В одно время вы хотели заняться «безымянными формами искусства». Насколько у вас получилось это?
Пока мы живы, мы не можем судить, «получилось» или «не получилось». Ну а потом нас все равно запишут в какое-то направление… Я когда-то участвовал в семинаре, который вел замечательный московский философ Валерий Подорога. Помню, в ответ на какое-то его предложение: «А вот почему бы вам художникам не заняться тем-то и тем-то…», мы все закричали: «Это невозможно! Это уже было…». «Что значит «было»?!» − спросил Подорога. − «Вот я сейчас, например, хочу написать книгу о Батае. Мне все говорят: это глупо, о Батае уже написаны сотни книг. Да, но я ведь не виноват, что я только сейчас увлекся Батаем. И пока я жив и работаю, у меня остается шанс сказать о нем все-таки что-то новое. Ну а после того, как я умру, мне уже будет безразлично, удалось или нет мне сказать что-то новое о Батае».

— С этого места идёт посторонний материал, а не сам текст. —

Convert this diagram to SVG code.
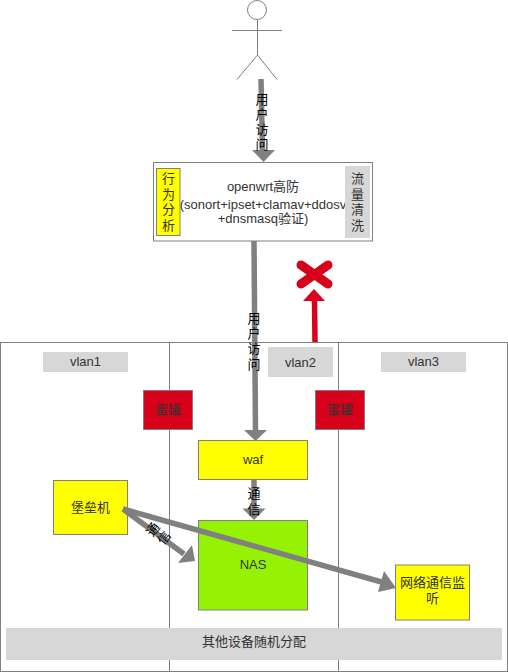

Какие ваши любимые художники?
Я тоже иногда задаю себе этот вопрос, но не могу на него ответить. В голове сразу всплывает множество имен, школ, традиций. Ведь это вся моя жизнь. Но вот что меня очень «держит» последние несколько лет, с чем я постоянно внутренне «работаю» − это японская живопись 18 века, особенно так называемые «эксцентрики» − Сога Шохаку, Ито Якучу, Нагасава Росецу, уже в начале 20 века Како Цудзи. И с другой стороны − это американский абстрактный экспрессионизм. Они сходятся для меня в понимании достоинства жеста. Как сказал Роберт Мазервелл: «Живопись − это эстетический ответ на моральные вопросы».